## [GOAL]
Copy everything in the listing below word for word, apart from any images.

## [GIVEN DATA]
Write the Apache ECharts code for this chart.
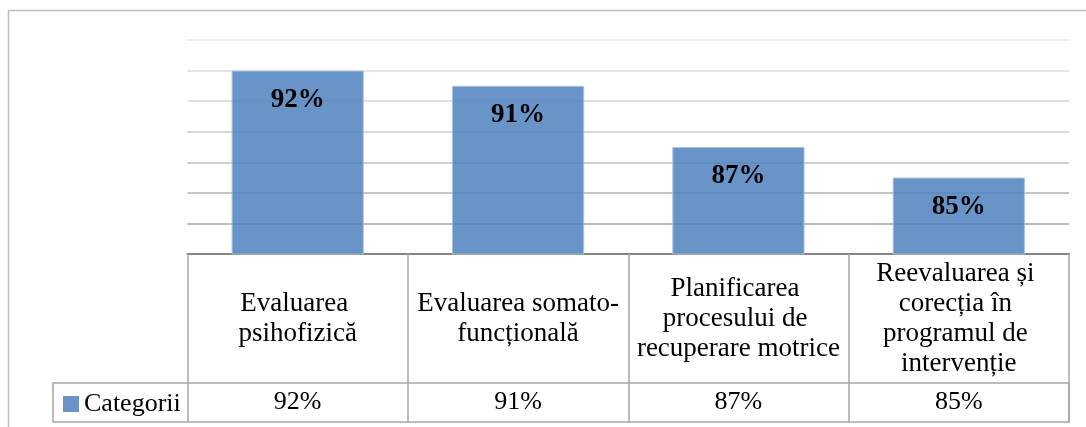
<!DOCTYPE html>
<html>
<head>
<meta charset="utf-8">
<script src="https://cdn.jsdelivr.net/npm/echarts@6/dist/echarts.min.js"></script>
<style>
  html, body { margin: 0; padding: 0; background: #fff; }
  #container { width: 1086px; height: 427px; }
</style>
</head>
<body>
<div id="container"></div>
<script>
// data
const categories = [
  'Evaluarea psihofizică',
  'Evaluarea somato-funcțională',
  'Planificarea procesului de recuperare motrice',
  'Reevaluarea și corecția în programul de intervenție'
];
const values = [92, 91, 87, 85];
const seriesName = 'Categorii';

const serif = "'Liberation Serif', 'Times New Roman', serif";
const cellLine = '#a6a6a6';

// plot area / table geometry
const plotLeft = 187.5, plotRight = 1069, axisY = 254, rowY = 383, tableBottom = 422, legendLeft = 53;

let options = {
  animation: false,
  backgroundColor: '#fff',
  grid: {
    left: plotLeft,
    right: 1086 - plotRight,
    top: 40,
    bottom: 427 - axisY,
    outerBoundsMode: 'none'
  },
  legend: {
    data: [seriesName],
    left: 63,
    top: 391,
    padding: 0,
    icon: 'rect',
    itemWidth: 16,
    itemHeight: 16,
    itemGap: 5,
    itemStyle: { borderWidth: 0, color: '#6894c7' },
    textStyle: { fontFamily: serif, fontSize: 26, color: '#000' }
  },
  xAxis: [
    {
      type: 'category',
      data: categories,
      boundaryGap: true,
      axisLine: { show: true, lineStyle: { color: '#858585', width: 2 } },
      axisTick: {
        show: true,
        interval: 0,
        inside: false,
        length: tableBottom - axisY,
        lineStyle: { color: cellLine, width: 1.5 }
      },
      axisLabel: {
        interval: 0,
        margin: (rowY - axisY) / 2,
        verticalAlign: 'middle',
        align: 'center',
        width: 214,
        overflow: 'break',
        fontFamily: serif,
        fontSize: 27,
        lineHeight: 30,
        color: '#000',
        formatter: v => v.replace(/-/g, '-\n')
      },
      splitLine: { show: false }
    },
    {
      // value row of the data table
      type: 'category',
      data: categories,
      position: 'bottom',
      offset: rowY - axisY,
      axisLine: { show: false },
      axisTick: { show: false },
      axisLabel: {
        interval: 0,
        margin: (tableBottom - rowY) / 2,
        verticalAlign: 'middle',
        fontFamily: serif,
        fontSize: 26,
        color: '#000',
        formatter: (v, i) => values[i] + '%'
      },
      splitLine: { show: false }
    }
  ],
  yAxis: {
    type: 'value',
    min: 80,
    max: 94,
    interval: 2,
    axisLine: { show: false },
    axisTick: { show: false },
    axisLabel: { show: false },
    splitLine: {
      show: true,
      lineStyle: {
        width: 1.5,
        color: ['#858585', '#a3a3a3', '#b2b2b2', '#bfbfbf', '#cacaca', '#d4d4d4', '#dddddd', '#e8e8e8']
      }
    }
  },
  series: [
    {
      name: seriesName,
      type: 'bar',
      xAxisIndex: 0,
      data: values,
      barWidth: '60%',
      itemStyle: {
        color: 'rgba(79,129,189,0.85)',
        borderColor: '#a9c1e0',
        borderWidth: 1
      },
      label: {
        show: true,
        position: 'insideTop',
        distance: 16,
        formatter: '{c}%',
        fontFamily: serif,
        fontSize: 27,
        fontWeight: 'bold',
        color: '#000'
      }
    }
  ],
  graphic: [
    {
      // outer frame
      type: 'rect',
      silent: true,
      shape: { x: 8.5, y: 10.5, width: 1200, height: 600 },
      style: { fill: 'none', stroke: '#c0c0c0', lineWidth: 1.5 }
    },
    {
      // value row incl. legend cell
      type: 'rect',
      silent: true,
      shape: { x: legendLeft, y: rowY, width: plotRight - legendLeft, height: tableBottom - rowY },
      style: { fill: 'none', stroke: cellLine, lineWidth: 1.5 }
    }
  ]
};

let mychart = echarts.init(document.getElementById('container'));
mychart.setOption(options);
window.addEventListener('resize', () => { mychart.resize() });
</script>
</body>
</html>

## [COMPLETED TASK]
Write the Apache ECharts code for this chart.
<!DOCTYPE html>
<html>
<head>
<meta charset="utf-8">
<script src="https://cdn.jsdelivr.net/npm/echarts@6/dist/echarts.min.js"></script>
<style>
  html, body { margin: 0; padding: 0; background: #fff; }
  #container { width: 1086px; height: 427px; }
</style>
</head>
<body>
<div id="container"></div>
<script>
// data
const categories = [
  'Evaluarea psihofizică',
  'Evaluarea somato-funcțională',
  'Planificarea procesului de recuperare motrice',
  'Reevaluarea și corecția în programul de intervenție'
];
const values = [92, 91, 87, 85];
const seriesName = 'Categorii';

const serif = "'Liberation Serif', 'Times New Roman', serif";
const cellLine = '#a6a6a6';

// plot area / table geometry
const plotLeft = 187.5, plotRight = 1069, axisY = 254, rowY = 383, tableBottom = 422, legendLeft = 53;

let options = {
  animation: false,
  backgroundColor: '#fff',
  grid: {
    left: plotLeft,
    right: 1086 - plotRight,
    top: 40,
    bottom: 427 - axisY,
    outerBoundsMode: 'none'
  },
  legend: {
    data: [seriesName],
    left: 63,
    top: 391,
    padding: 0,
    icon: 'rect',
    itemWidth: 16,
    itemHeight: 16,
    itemGap: 5,
    itemStyle: { borderWidth: 0, color: '#6894c7' },
    textStyle: { fontFamily: serif, fontSize: 26, color: '#000' }
  },
  xAxis: [
    {
      type: 'category',
      data: categories,
      boundaryGap: true,
      axisLine: { show: true, lineStyle: { color: '#858585', width: 2 } },
      axisTick: {
        show: true,
        interval: 0,
        inside: false,
        length: tableBottom - axisY,
        lineStyle: { color: cellLine, width: 1.5 }
      },
      axisLabel: {
        interval: 0,
        margin: (rowY - axisY) / 2,
        verticalAlign: 'middle',
        align: 'center',
        width: 214,
        overflow: 'break',
        fontFamily: serif,
        fontSize: 27,
        lineHeight: 30,
        color: '#000',
        formatter: v => v.replace(/-/g, '-\n')
      },
      splitLine: { show: false }
    },
    {
      // value row of the data table
      type: 'category',
      data: categories,
      position: 'bottom',
      offset: rowY - axisY,
      axisLine: { show: false },
      axisTick: { show: false },
      axisLabel: {
        interval: 0,
        margin: (tableBottom - rowY) / 2,
        verticalAlign: 'middle',
        fontFamily: serif,
        fontSize: 26,
        color: '#000',
        formatter: (v, i) => values[i] + '%'
      },
      splitLine: { show: false }
    }
  ],
  yAxis: {
    type: 'value',
    min: 80,
    max: 94,
    interval: 2,
    axisLine: { show: false },
    axisTick: { show: false },
    axisLabel: { show: false },
    splitLine: {
      show: true,
      lineStyle: {
        width: 1.5,
        color: ['#858585', '#a3a3a3', '#b2b2b2', '#bfbfbf', '#cacaca', '#d4d4d4', '#dddddd', '#e8e8e8']
      }
    }
  },
  series: [
    {
      name: seriesName,
      type: 'bar',
      xAxisIndex: 0,
      data: values,
      barWidth: '60%',
      itemStyle: {
        color: 'rgba(79,129,189,0.85)',
        borderColor: '#a9c1e0',
        borderWidth: 1
      },
      label: {
        show: true,
        position: 'insideTop',
        distance: 16,
        formatter: '{c}%',
        fontFamily: serif,
        fontSize: 27,
        fontWeight: 'bold',
        color: '#000'
      }
    }
  ],
  graphic: [
    {
      // outer frame
      type: 'rect',
      silent: true,
      shape: { x: 8.5, y: 10.5, width: 1200, height: 600 },
      style: { fill: 'none', stroke: '#c0c0c0', lineWidth: 1.5 }
    },
    {
      // value row incl. legend cell
      type: 'rect',
      silent: true,
      shape: { x: legendLeft, y: rowY, width: plotRight - legendLeft, height: tableBottom - rowY },
      style: { fill: 'none', stroke: cellLine, lineWidth: 1.5 }
    }
  ]
};

let mychart = echarts.init(document.getElementById('container'));
mychart.setOption(options);
window.addEventListener('resize', () => { mychart.resize() });
</script>
</body>
</html>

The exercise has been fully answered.